Agora, quando apenas nos avistamos um ao outro em caminhos diferentes, sentimos toda aspereza do deserto que escolhemos nos transformar. Nossas noites são mais longas, nossos dias mais tristes. Tudo parece difícil e longe demais. Somente a saudade alcança.
Noutra realidade não vivemos senão na paisagem abrasiva que construímos. Retratos parecem sombras brotando nos areais escaldantes; bilhetes são como pontas de espinhos que vão surgindo do nada; cartas são tempestades que procuram nos aterrar nos subsolos mais distantes da dor.
E o pensamento, a saudade emoldurada pelas nossas faces, certamente é miragem sempre avistada e jamais alcançada. Quanto mais o pensamento deseja encontrar mais o oásis vai se distanciando até se transformar num lago caudaloso e belo. E naufragamos ao invés de alcançar a margem da esperança.
Noites que dormimos e sonhos que sonhamos tentando fugir do deserto. Mas impossível se ele está em nós, se somos o seu sol e calor, sua sede e sua fome, sua distância e toda desesperança. E não sucumbimos de vez porque as lágrimas, avidamente bebidas, nos faz prosseguir. Mas pelo mesmo deserto.
Não sei até onde vai esse deserto, qual a sua fronteira, qual o seu fim. Não sei se suportaremos mais um dia nessa escalada de sofrimento. Não sei se suportaremos mais uma tempestade ao cair da noite.
Mas sei onde está o jardim e o pomar, a fonte de água fresca e o sombreado.
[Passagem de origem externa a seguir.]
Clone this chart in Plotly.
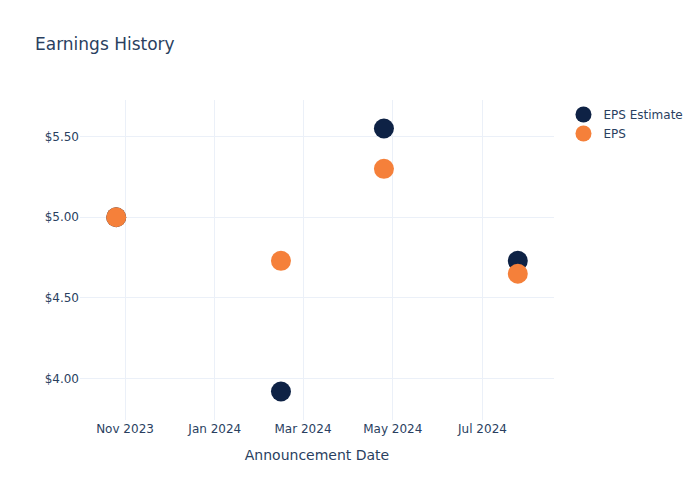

Tudo ao nosso lado, dentro dos nossos corações. Basta que desertemos o deserto e façamos de conta que nossa estrada é outra. Aquela que um dia prometemos seguir.


Poeta e cronista
blograngel-sertao.blogspot.com 

Um comentário:

Anônimo disse...

Pois é Poeta Ragel: O difícil é desertar o deserto; é preciso muito preparo nas emoções da nossa vida. Mas não é impossível.
Antonio José de Oliveira - Serrinha-Ba.